## start Dataset extract

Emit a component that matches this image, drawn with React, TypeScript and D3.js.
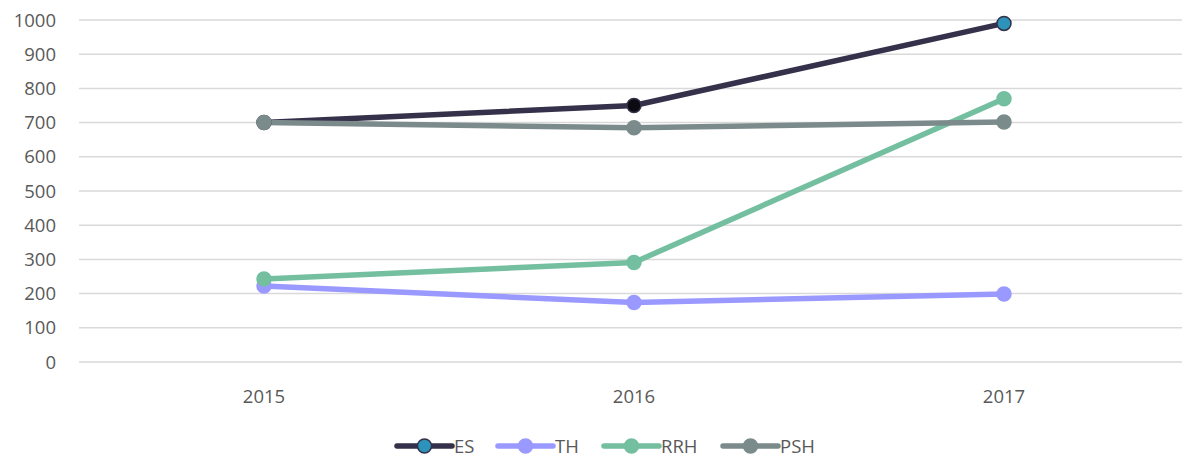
import React from "react";
import * as d3 from "d3";

const years = ["2015", "2016", "2017"];
const esValues = [700, 750, 990];
const thValues = [222, 174, 199];
const rrhValues = [243, 291, 770];
const pshValues = [700, 685, 702];
const yTicks = [0, 100, 200, 300, 400, 500, 600, 700, 800, 900, 1000];

const series = [
  { name: "ES", values: esValues, color: "#35314a", marker: "#2e93ba", markerStroke: "#35314a" },
  { name: "TH", values: thValues, color: "#9a99ff", marker: "#9a99ff", markerStroke: "#9a99ff" },
  { name: "RRH", values: rrhValues, color: "#73bfa0", marker: "#73bfa0", markerStroke: "#73bfa0" },
  { name: "PSH", values: pshValues, color: "#7b8b8b", marker: "#7b8b8b", markerStroke: "#7b8b8b" },
];
// ES point fills differ per year in the original
const esPointFills = ["#7b8b8b", "#0c0b12", "#2e93ba"];

const width = 1182;
const height = 457;
const font = "'Open Sans', sans-serif";

export default function App() {
  const x = d3.scaleBand().domain(years).range([79, 1189]);
  const y = d3.scaleLinear().domain([0, 1000]).range([362, 20]);
  const cx = (d: string) => (x(d) as number) + x.bandwidth() / 2;

  const line = d3
    .line<number>()
    .x((_, i) => cx(years[i]))
    .y((d) => y(d));

  const legendX = [397, 498, 604, 723];

  return (
    <div style={{ position: "fixed", left: 0, top: 0 }}>
      <svg width={width} height={height} style={{ display: "block", background: "#fff" }}>
        {yTicks.map((t) => (
          <g key={t}>
            <line x1={79} x2={width} y1={y(t)} y2={y(t)} stroke="#d9d9d9" strokeWidth={1.5} />
            <text
              x={56}
              y={y(t)}
              dy="0.36em"
              textAnchor="end"
              fontFamily={font}
              fontSize={18.5}
              fill="#595959"
            >
              {t}
            </text>
          </g>
        ))}
        {years.map((yr) => (
          <text
            key={yr}
            x={cx(yr)}
            y={396}
            dy="0.36em"
            textAnchor="middle"
            fontFamily={font}
            fontSize={18.5}
            fill="#595959"
          >
            {yr}
          </text>
        ))}
        {series.map((s) => (
          <path
            key={s.name}
            d={line(s.values) || ""}
            fill="none"
            stroke={s.color}
            strokeWidth={5.5}
            strokeLinecap="round"
            strokeLinejoin="round"
          />
        ))}
        {series.map((s) =>
          s.values.map((v, i) => (
            <circle
              key={s.name + i}
              cx={cx(years[i])}
              cy={y(v)}
              r={7}
              fill={s.name === "ES" ? esPointFills[i] : s.marker}
              stroke={s.markerStroke}
              strokeWidth={1.5}
            />
          ))
        )}
        {series.map((s, i) => (
          <g key={s.name} transform={`translate(${legendX[i]},446)`}>
            <line x1={0} x2={55} y1={0} y2={0} stroke={s.color} strokeWidth={5.5} strokeLinecap="round" />
            <circle cx={27.5} cy={0} r={7} fill={s.marker} stroke={s.markerStroke} strokeWidth={1.5} />
            <text x={57} y={0} dy="0.36em" fontFamily={font} fontSize={18.5} fill="#595959">
              {s.name}
            </text>
          </g>
        ))}
      </svg>
    </div>
  );
}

## end Dataset extract

Copy out each line word for word, please, skipping the images.

Emit a component that matches this image, drawn with React, TypeScript and D3.js.
import React from "react";
import * as d3 from "d3";

const years = ["2015", "2016", "2017"];
const esValues = [700, 750, 990];
const thValues = [222, 174, 199];
const rrhValues = [243, 291, 770];
const pshValues = [700, 685, 702];
const yTicks = [0, 100, 200, 300, 400, 500, 600, 700, 800, 900, 1000];

const series = [
  { name: "ES", values: esValues, color: "#35314a", marker: "#2e93ba", markerStroke: "#35314a" },
  { name: "TH", values: thValues, color: "#9a99ff", marker: "#9a99ff", markerStroke: "#9a99ff" },
  { name: "RRH", values: rrhValues, color: "#73bfa0", marker: "#73bfa0", markerStroke: "#73bfa0" },
  { name: "PSH", values: pshValues, color: "#7b8b8b", marker: "#7b8b8b", markerStroke: "#7b8b8b" },
];
// ES point fills differ per year in the original
const esPointFills = ["#7b8b8b", "#0c0b12", "#2e93ba"];

const width = 1182;
const height = 457;
const font = "'Open Sans', sans-serif";

export default function App() {
  const x = d3.scaleBand().domain(years).range([79, 1189]);
  const y = d3.scaleLinear().domain([0, 1000]).range([362, 20]);
  const cx = (d: string) => (x(d) as number) + x.bandwidth() / 2;

  const line = d3
    .line<number>()
    .x((_, i) => cx(years[i]))
    .y((d) => y(d));

  const legendX = [397, 498, 604, 723];

  return (
    <div style={{ position: "fixed", left: 0, top: 0 }}>
      <svg width={width} height={height} style={{ display: "block", background: "#fff" }}>
        {yTicks.map((t) => (
          <g key={t}>
            <line x1={79} x2={width} y1={y(t)} y2={y(t)} stroke="#d9d9d9" strokeWidth={1.5} />
            <text
              x={56}
              y={y(t)}
              dy="0.36em"
              textAnchor="end"
              fontFamily={font}
              fontSize={18.5}
              fill="#595959"
            >
              {t}
            </text>
          </g>
        ))}
        {years.map((yr) => (
          <text
            key={yr}
            x={cx(yr)}
            y={396}
            dy="0.36em"
            textAnchor="middle"
            fontFamily={font}
            fontSize={18.5}
            fill="#595959"
          >
            {yr}
          </text>
        ))}
        {series.map((s) => (
          <path
            key={s.name}
            d={line(s.values) || ""}
            fill="none"
            stroke={s.color}
            strokeWidth={5.5}
            strokeLinecap="round"
            strokeLinejoin="round"
          />
        ))}
        {series.map((s) =>
          s.values.map((v, i) => (
            <circle
              key={s.name + i}
              cx={cx(years[i])}
              cy={y(v)}
              r={7}
              fill={s.name === "ES" ? esPointFills[i] : s.marker}
              stroke={s.markerStroke}
              strokeWidth={1.5}
            />
          ))
        )}
        {series.map((s, i) => (
          <g key={s.name} transform={`translate(${legendX[i]},446)`}>
            <line x1={0} x2={55} y1={0} y2={0} stroke={s.color} strokeWidth={5.5} strokeLinecap="round" />
            <circle cx={27.5} cy={0} r={7} fill={s.marker} stroke={s.markerStroke} strokeWidth={1.5} />
            <text x={57} y={0} dy="0.36em" fontFamily={font} fontSize={18.5} fill="#595959">
              {s.name}
            </text>
          </g>
        ))}
      </svg>
    </div>
  );
}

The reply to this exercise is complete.